Transcribe the material in full. Nothing should differ except that the pictures are left out.

%%

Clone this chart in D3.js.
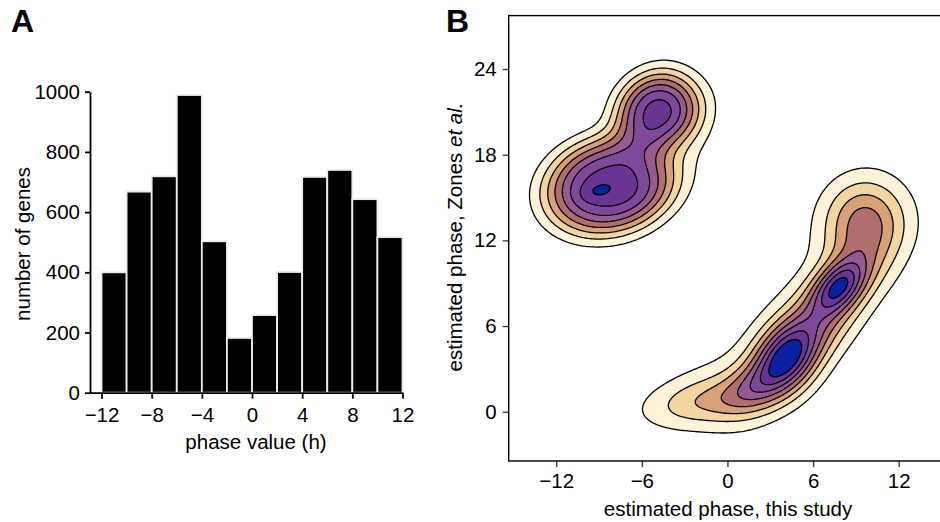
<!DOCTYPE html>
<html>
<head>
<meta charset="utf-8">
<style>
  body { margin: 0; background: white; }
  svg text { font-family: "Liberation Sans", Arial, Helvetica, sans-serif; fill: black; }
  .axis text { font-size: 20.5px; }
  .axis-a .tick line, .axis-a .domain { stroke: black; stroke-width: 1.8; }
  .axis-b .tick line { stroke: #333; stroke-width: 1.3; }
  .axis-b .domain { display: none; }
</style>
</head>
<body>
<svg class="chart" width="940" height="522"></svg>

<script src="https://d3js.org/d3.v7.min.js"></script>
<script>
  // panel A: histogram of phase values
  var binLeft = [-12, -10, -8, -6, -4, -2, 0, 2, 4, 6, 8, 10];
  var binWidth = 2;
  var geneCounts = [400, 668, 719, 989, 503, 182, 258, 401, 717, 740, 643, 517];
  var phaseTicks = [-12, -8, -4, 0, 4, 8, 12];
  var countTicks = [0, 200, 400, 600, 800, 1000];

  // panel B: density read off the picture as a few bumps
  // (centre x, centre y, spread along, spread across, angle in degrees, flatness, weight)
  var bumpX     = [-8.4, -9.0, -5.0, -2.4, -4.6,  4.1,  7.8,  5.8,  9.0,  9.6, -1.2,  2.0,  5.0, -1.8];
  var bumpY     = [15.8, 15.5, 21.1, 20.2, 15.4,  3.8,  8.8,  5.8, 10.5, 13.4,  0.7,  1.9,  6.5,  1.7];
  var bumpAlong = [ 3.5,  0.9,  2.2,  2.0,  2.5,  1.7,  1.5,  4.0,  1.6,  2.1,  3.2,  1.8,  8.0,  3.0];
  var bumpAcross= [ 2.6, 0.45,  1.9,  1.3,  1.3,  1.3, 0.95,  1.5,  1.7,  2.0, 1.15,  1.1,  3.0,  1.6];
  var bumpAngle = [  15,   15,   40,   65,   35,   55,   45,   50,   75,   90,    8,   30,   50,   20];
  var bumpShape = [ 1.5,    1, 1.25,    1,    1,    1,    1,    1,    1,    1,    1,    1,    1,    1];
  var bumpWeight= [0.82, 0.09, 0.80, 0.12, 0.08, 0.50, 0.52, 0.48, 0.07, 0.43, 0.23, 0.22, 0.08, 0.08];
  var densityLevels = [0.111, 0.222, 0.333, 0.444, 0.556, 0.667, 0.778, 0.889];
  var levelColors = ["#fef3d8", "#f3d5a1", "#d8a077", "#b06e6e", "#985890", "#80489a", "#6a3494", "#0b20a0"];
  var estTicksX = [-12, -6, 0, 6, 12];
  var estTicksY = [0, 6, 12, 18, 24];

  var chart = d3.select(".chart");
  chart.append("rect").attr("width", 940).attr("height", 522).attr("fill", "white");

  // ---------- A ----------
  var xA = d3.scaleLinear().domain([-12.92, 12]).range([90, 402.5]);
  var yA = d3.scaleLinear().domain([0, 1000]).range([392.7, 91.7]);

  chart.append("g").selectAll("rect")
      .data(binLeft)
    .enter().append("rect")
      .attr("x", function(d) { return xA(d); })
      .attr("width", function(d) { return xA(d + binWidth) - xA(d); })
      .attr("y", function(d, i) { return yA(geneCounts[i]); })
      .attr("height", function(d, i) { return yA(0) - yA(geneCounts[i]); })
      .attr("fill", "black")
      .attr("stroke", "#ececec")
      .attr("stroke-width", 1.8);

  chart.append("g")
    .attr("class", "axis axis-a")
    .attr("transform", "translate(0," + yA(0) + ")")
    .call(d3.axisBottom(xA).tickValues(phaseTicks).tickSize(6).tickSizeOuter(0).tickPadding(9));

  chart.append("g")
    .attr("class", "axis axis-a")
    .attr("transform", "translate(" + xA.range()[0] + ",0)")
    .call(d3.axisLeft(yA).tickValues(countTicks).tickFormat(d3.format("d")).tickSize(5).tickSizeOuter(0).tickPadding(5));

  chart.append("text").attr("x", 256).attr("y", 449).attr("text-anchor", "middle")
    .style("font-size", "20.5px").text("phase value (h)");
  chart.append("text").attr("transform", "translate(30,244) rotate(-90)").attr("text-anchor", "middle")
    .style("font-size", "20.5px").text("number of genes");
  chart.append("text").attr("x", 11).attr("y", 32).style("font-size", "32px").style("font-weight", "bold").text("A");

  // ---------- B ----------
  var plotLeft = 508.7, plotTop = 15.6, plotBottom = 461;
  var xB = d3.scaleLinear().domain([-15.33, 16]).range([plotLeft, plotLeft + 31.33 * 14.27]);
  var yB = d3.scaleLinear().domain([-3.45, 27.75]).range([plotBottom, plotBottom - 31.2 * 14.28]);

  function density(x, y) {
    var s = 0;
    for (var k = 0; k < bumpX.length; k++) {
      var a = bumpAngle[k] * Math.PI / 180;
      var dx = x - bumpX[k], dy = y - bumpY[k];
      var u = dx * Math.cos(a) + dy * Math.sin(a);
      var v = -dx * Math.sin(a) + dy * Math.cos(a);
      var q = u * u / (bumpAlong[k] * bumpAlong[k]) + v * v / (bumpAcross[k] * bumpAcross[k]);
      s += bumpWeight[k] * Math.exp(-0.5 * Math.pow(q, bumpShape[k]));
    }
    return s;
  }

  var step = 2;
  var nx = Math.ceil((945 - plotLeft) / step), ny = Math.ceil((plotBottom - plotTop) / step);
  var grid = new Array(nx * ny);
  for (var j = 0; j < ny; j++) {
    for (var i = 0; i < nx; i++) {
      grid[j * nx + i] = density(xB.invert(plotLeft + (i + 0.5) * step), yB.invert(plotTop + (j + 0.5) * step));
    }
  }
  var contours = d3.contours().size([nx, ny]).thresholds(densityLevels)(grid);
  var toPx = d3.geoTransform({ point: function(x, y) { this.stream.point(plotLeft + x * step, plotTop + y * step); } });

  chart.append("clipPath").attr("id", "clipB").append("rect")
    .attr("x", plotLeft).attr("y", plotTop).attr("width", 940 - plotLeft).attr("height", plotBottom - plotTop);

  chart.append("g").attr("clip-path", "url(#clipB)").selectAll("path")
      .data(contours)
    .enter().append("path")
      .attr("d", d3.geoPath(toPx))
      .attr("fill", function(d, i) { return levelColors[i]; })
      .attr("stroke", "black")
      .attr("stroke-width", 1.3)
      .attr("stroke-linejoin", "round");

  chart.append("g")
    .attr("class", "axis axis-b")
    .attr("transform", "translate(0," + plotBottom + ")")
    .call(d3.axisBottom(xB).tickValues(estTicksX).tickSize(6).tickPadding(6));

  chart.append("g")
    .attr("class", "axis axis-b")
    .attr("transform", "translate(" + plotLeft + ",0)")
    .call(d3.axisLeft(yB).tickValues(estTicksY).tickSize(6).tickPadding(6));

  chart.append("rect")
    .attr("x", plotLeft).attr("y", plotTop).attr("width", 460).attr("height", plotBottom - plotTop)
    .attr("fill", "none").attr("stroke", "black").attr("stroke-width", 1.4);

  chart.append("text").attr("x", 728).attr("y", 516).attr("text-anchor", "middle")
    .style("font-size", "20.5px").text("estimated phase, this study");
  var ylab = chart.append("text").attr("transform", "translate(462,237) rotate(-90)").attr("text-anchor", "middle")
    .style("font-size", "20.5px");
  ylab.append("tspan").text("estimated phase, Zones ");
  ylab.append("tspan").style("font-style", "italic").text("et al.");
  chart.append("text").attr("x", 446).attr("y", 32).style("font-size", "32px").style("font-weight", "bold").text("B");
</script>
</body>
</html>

%%

_EXERCISE ANSWER_:
Clone this chart in D3.js.
<!DOCTYPE html>
<html>
<head>
<meta charset="utf-8">
<style>
  body { margin: 0; background: white; }
  svg text { font-family: "Liberation Sans", Arial, Helvetica, sans-serif; fill: black; }
  .axis text { font-size: 20.5px; }
  .axis-a .tick line, .axis-a .domain { stroke: black; stroke-width: 1.8; }
  .axis-b .tick line { stroke: #333; stroke-width: 1.3; }
  .axis-b .domain { display: none; }
</style>
</head>
<body>
<svg class="chart" width="940" height="522"></svg>

<script src="https://d3js.org/d3.v7.min.js"></script>
<script>
  // panel A: histogram of phase values
  var binLeft = [-12, -10, -8, -6, -4, -2, 0, 2, 4, 6, 8, 10];
  var binWidth = 2;
  var geneCounts = [400, 668, 719, 989, 503, 182, 258, 401, 717, 740, 643, 517];
  var phaseTicks = [-12, -8, -4, 0, 4, 8, 12];
  var countTicks = [0, 200, 400, 600, 800, 1000];

  // panel B: density read off the picture as a few bumps
  // (centre x, centre y, spread along, spread across, angle in degrees, flatness, weight)
  var bumpX     = [-8.4, -9.0, -5.0, -2.4, -4.6,  4.1,  7.8,  5.8,  9.0,  9.6, -1.2,  2.0,  5.0, -1.8];
  var bumpY     = [15.8, 15.5, 21.1, 20.2, 15.4,  3.8,  8.8,  5.8, 10.5, 13.4,  0.7,  1.9,  6.5,  1.7];
  var bumpAlong = [ 3.5,  0.9,  2.2,  2.0,  2.5,  1.7,  1.5,  4.0,  1.6,  2.1,  3.2,  1.8,  8.0,  3.0];
  var bumpAcross= [ 2.6, 0.45,  1.9,  1.3,  1.3,  1.3, 0.95,  1.5,  1.7,  2.0, 1.15,  1.1,  3.0,  1.6];
  var bumpAngle = [  15,   15,   40,   65,   35,   55,   45,   50,   75,   90,    8,   30,   50,   20];
  var bumpShape = [ 1.5,    1, 1.25,    1,    1,    1,    1,    1,    1,    1,    1,    1,    1,    1];
  var bumpWeight= [0.82, 0.09, 0.80, 0.12, 0.08, 0.50, 0.52, 0.48, 0.07, 0.43, 0.23, 0.22, 0.08, 0.08];
  var densityLevels = [0.111, 0.222, 0.333, 0.444, 0.556, 0.667, 0.778, 0.889];
  var levelColors = ["#fef3d8", "#f3d5a1", "#d8a077", "#b06e6e", "#985890", "#80489a", "#6a3494", "#0b20a0"];
  var estTicksX = [-12, -6, 0, 6, 12];
  var estTicksY = [0, 6, 12, 18, 24];

  var chart = d3.select(".chart");
  chart.append("rect").attr("width", 940).attr("height", 522).attr("fill", "white");

  // ---------- A ----------
  var xA = d3.scaleLinear().domain([-12.92, 12]).range([90, 402.5]);
  var yA = d3.scaleLinear().domain([0, 1000]).range([392.7, 91.7]);

  chart.append("g").selectAll("rect")
      .data(binLeft)
    .enter().append("rect")
      .attr("x", function(d) { return xA(d); })
      .attr("width", function(d) { return xA(d + binWidth) - xA(d); })
      .attr("y", function(d, i) { return yA(geneCounts[i]); })
      .attr("height", function(d, i) { return yA(0) - yA(geneCounts[i]); })
      .attr("fill", "black")
      .attr("stroke", "#ececec")
      .attr("stroke-width", 1.8);

  chart.append("g")
    .attr("class", "axis axis-a")
    .attr("transform", "translate(0," + yA(0) + ")")
    .call(d3.axisBottom(xA).tickValues(phaseTicks).tickSize(6).tickSizeOuter(0).tickPadding(9));

  chart.append("g")
    .attr("class", "axis axis-a")
    .attr("transform", "translate(" + xA.range()[0] + ",0)")
    .call(d3.axisLeft(yA).tickValues(countTicks).tickFormat(d3.format("d")).tickSize(5).tickSizeOuter(0).tickPadding(5));

  chart.append("text").attr("x", 256).attr("y", 449).attr("text-anchor", "middle")
    .style("font-size", "20.5px").text("phase value (h)");
  chart.append("text").attr("transform", "translate(30,244) rotate(-90)").attr("text-anchor", "middle")
    .style("font-size", "20.5px").text("number of genes");
  chart.append("text").attr("x", 11).attr("y", 32).style("font-size", "32px").style("font-weight", "bold").text("A");

  // ---------- B ----------
  var plotLeft = 508.7, plotTop = 15.6, plotBottom = 461;
  var xB = d3.scaleLinear().domain([-15.33, 16]).range([plotLeft, plotLeft + 31.33 * 14.27]);
  var yB = d3.scaleLinear().domain([-3.45, 27.75]).range([plotBottom, plotBottom - 31.2 * 14.28]);

  function density(x, y) {
    var s = 0;
    for (var k = 0; k < bumpX.length; k++) {
      var a = bumpAngle[k] * Math.PI / 180;
      var dx = x - bumpX[k], dy = y - bumpY[k];
      var u = dx * Math.cos(a) + dy * Math.sin(a);
      var v = -dx * Math.sin(a) + dy * Math.cos(a);
      var q = u * u / (bumpAlong[k] * bumpAlong[k]) + v * v / (bumpAcross[k] * bumpAcross[k]);
      s += bumpWeight[k] * Math.exp(-0.5 * Math.pow(q, bumpShape[k]));
    }
    return s;
  }

  var step = 2;
  var nx = Math.ceil((945 - plotLeft) / step), ny = Math.ceil((plotBottom - plotTop) / step);
  var grid = new Array(nx * ny);
  for (var j = 0; j < ny; j++) {
    for (var i = 0; i < nx; i++) {
      grid[j * nx + i] = density(xB.invert(plotLeft + (i + 0.5) * step), yB.invert(plotTop + (j + 0.5) * step));
    }
  }
  var contours = d3.contours().size([nx, ny]).thresholds(densityLevels)(grid);
  var toPx = d3.geoTransform({ point: function(x, y) { this.stream.point(plotLeft + x * step, plotTop + y * step); } });

  chart.append("clipPath").attr("id", "clipB").append("rect")
    .attr("x", plotLeft).attr("y", plotTop).attr("width", 940 - plotLeft).attr("height", plotBottom - plotTop);

  chart.append("g").attr("clip-path", "url(#clipB)").selectAll("path")
      .data(contours)
    .enter().append("path")
      .attr("d", d3.geoPath(toPx))
      .attr("fill", function(d, i) { return levelColors[i]; })
      .attr("stroke", "black")
      .attr("stroke-width", 1.3)
      .attr("stroke-linejoin", "round");

  chart.append("g")
    .attr("class", "axis axis-b")
    .attr("transform", "translate(0," + plotBottom + ")")
    .call(d3.axisBottom(xB).tickValues(estTicksX).tickSize(6).tickPadding(6));

  chart.append("g")
    .attr("class", "axis axis-b")
    .attr("transform", "translate(" + plotLeft + ",0)")
    .call(d3.axisLeft(yB).tickValues(estTicksY).tickSize(6).tickPadding(6));

  chart.append("rect")
    .attr("x", plotLeft).attr("y", plotTop).attr("width", 460).attr("height", plotBottom - plotTop)
    .attr("fill", "none").attr("stroke", "black").attr("stroke-width", 1.4);

  chart.append("text").attr("x", 728).attr("y", 516).attr("text-anchor", "middle")
    .style("font-size", "20.5px").text("estimated phase, this study");
  var ylab = chart.append("text").attr("transform", "translate(462,237) rotate(-90)").attr("text-anchor", "middle")
    .style("font-size", "20.5px");
  ylab.append("tspan").text("estimated phase, Zones ");
  ylab.append("tspan").style("font-style", "italic").text("et al.");
  chart.append("text").attr("x", 446).attr("y", 32).style("font-size", "32px").style("font-weight", "bold").text("B");
</script>
</body>
</html>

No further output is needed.